Michael Iedema’s greeting in G.722.1c


Michael Iedema’s greeting in G.722


Michael Iedema’s greeting in G.711

Part 3 in this series will further examine audio samples in Norwegian, German, French, Chinese & Russian.

This Post Has 6 Comments
  1. Thanks for doing this, I’ve been thinking about something similar for months, but kept putting it on the back burner as it was obviously a low priority. The visuals and video are great for showing customers and potential customers the real advantages of VoIP’s codec flexibility.

  2. Michael, you’ve just set up and instant sales demo for Asterisk/Freeswitch system resellers and for IT folks who are pitching Asterisk or Freeswitch to their CTO’s. Thanks for doing that work and posting it online!

  3. Thanks for highlighting HD voice. I have been using HD voice and FreeSWITCH for the better part of a year and it’s been wonderful! FreeSWITCH comes ready-to-run with both Polycom Siren codecs (7 and 14) and FreeSWITCH runs them in 16kHz and 32kHz beautifully. A polycom phone connected to FS is like magic – nothing to do but enjoy REALLY high quality audio with other HD-supported polycom phones.

    FYI, we do a weekly FS conf call each Friday and we’ve got people calling in from all over the world with various codecs and signaling protocols. SIP, Skype, PSTN, etc. are presented and people using Siren, CELT, Speex, G.711a/u, etc. It’s way cool. BTW, we have an audio clip of crickets chirping that we play when there’s silence. Interestingly, the narrowband codecs don’t carry the audio. You have to be on 16k, 32k, or 48k to hear it. (Yes, we have people calling in on 48kHz CELT. It sounds incredible, assuming that the audio equipment being used is up to snuff.)

    Keep up the good work!

    1. It would be interesting to know of any other software that supports CELT. Better yet, any hardware that might support it? I still fear that lack of hardware support dooms open source codecs like SPEEX & CELT to a minor role in industry.

  4. Good point. The only software that I personally know of that says it supports CELT is Ekiga. However, our users report lots of headaches with Ekiga. YMMV.
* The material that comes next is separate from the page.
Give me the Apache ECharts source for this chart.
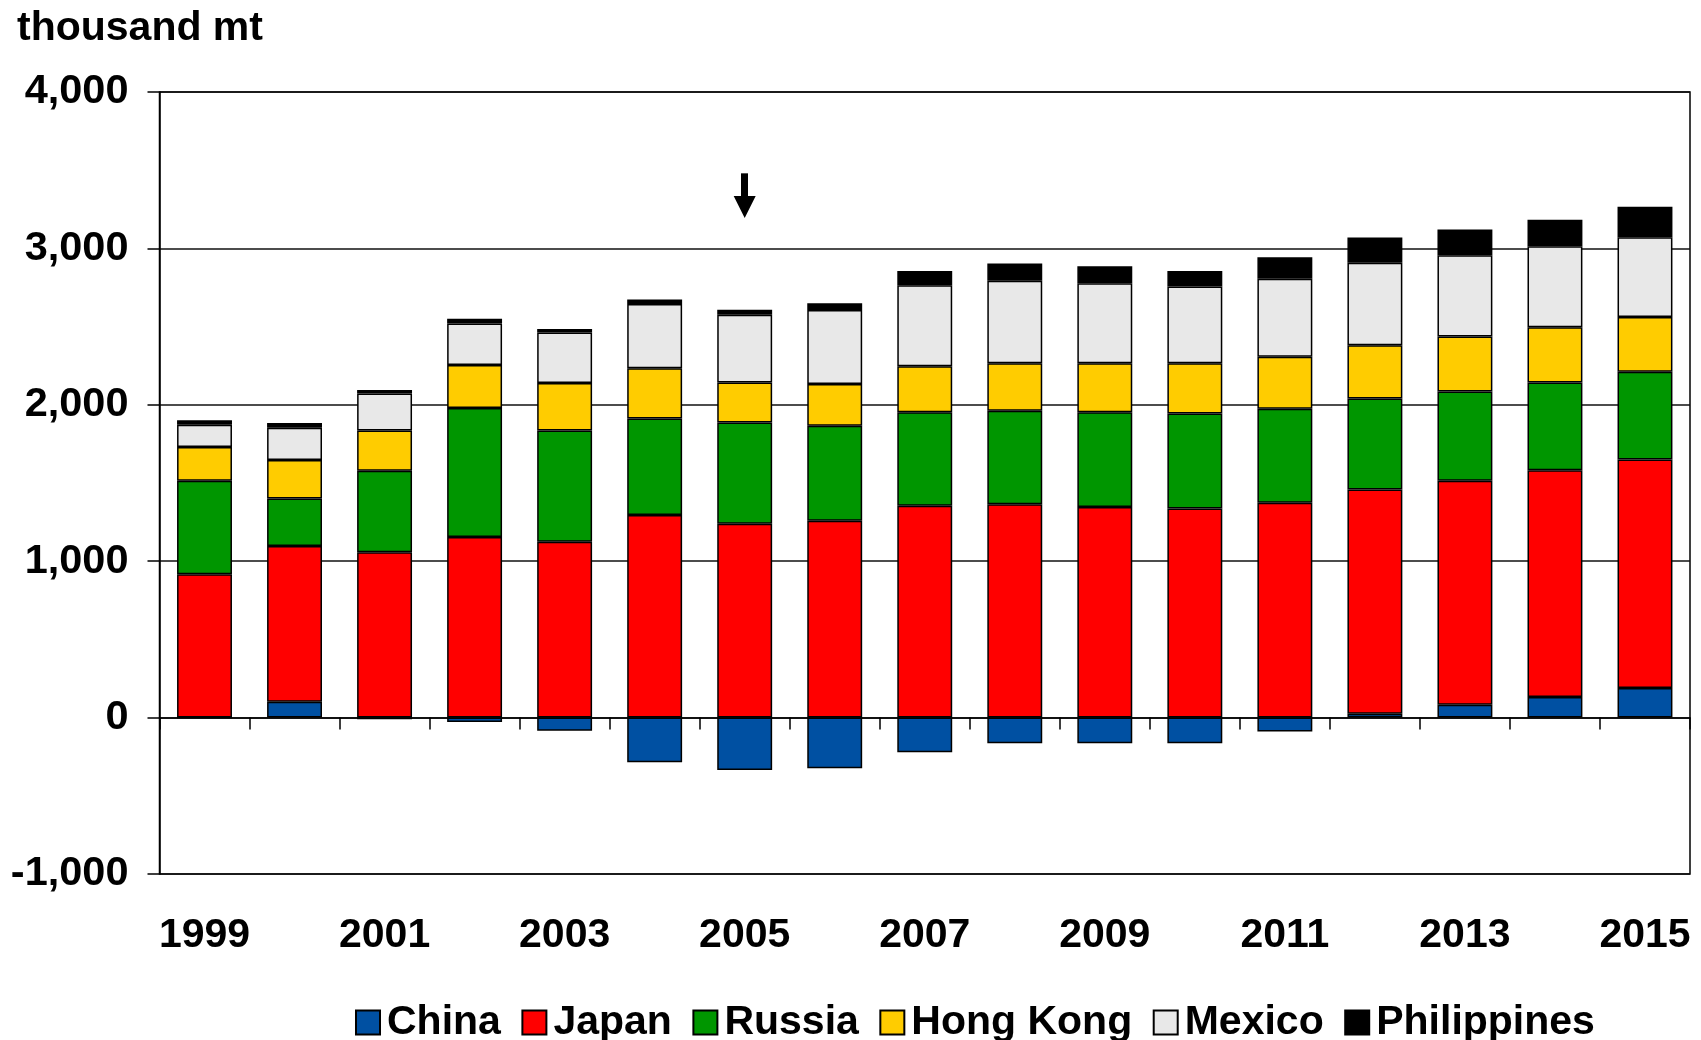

    We use CELT for FS-to-FS setups mostly. Anthony Minessale and Brian K West connected their Macs together with FreeSWITCH and CELT. Tony fired up his guitar and did a solo and Brian listened to it over the Internet. (Tony was in WI, Brian in OK.) Brian said it sounded awesome. It probably helps that Tony has awesome audio equipment. 😉

    CELT probably won’t be widely used because Polycom his getting Siren out there at a price point that is difficult to ignore. Also, our experience with Speex is that it sucks up a lot of CPU relative to the bandwidth it saves. We have lots of Polycoms out in the wild with the “HDVoice” stamp on them, so I’m guessing that’s the way things are going to go.


    1. >>our experience with Speex is that it sucks up a lot of CPU relative to the bandwidth it saves.

      Now FS supports bv32 codec 8)
      X-lite 3.0 /win supports bv32 , speech, dv* too.